TSC-PCAC: Voxel Transformer and Sparse Convolution Based Point Cloud Attribute Compression for 3D Broadcasting
Zixi Guo, Yun Zhang, Linwei Zhu, Hanli Wang, Gangyi Jiang
TL;DR
The paper tackles the heavy bitrate burden of point cloud attributes in 3D broadcasting by proposing TSC-PCAC, an end-to-end framework that fuses a voxel-transformer with sparse convolution-based autoencoding and a TSCM-based channel context model. It introduces a two-stage TSCM to jointly capture local and global interpoint dependencies and a channel-wise context mechanism to exploit interchannel correlations for improved entropy modeling. Empirical results show substantial bitrate reductions (up to 38.53% BD-BR versus Sparse-PCAC and notable PSNR gains) with favorable encoding/decoding efficiency, validating the effectiveness of local/global feature fusion and channel-wise context in PCAC. The approach advances learned PCAC by leveraging Transformer and sparse convolution synergy, and code is publicly available for reproducible evaluation.
Abstract
Point cloud has been the mainstream representation for advanced 3D applications, such as virtual reality and augmented reality. However, the massive data amounts of point clouds is one of the most challenging issues for transmission and storage. In this paper, we propose an end-to-end voxel Transformer and Sparse Convolution based Point Cloud Attribute Compression (TSC-PCAC) for 3D broadcasting.
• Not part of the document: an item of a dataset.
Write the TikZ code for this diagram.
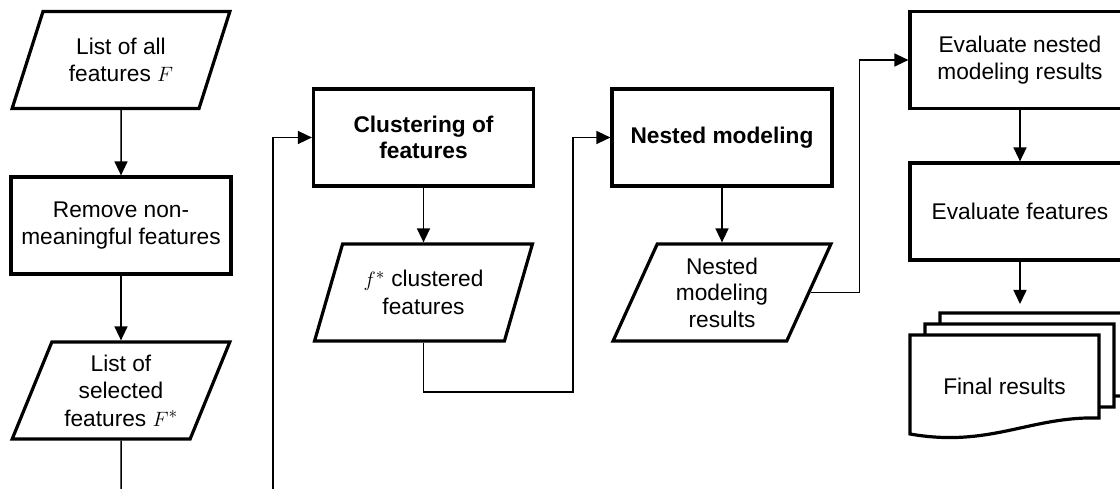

Firstly, we present a framework of the TSC-PCAC, which include Transformer and Sparse Convolutional Module (TSCM) based variational autoencoder and channel context module. Secondly, we propose a two-stage TSCM, where the first stage focuses on modeling local dependencies and feature representations of the point clouds, and the second stage captures global features through spatial and channel pooling encompassing larger receptive fields. This module effectively extracts global and local interpoint relevance to reduce informational redundancy. Thirdly, we design a TSCM based channel context module to exploit interchannel correlations, which improves the predicted probability distribution of quantized latent representations and thus reduces the bitrate. Experimental results indicate that the proposed TSC-PCAC method achieves an average of 38.53%, 21.30%, and 11.19% Bjontegaard Delta bitrate reductions compared to the Sparse-PCAC, NF-PCAC, and G-PCC v23 methods, respectively. The encoding/decoding time costs are reduced up to 97.68%/98.78% on average compared to the Sparse-PCAC. The source code and the trained models of the TSC-PCAC are available at https://github.com/igizuxo/TSC-PCAC.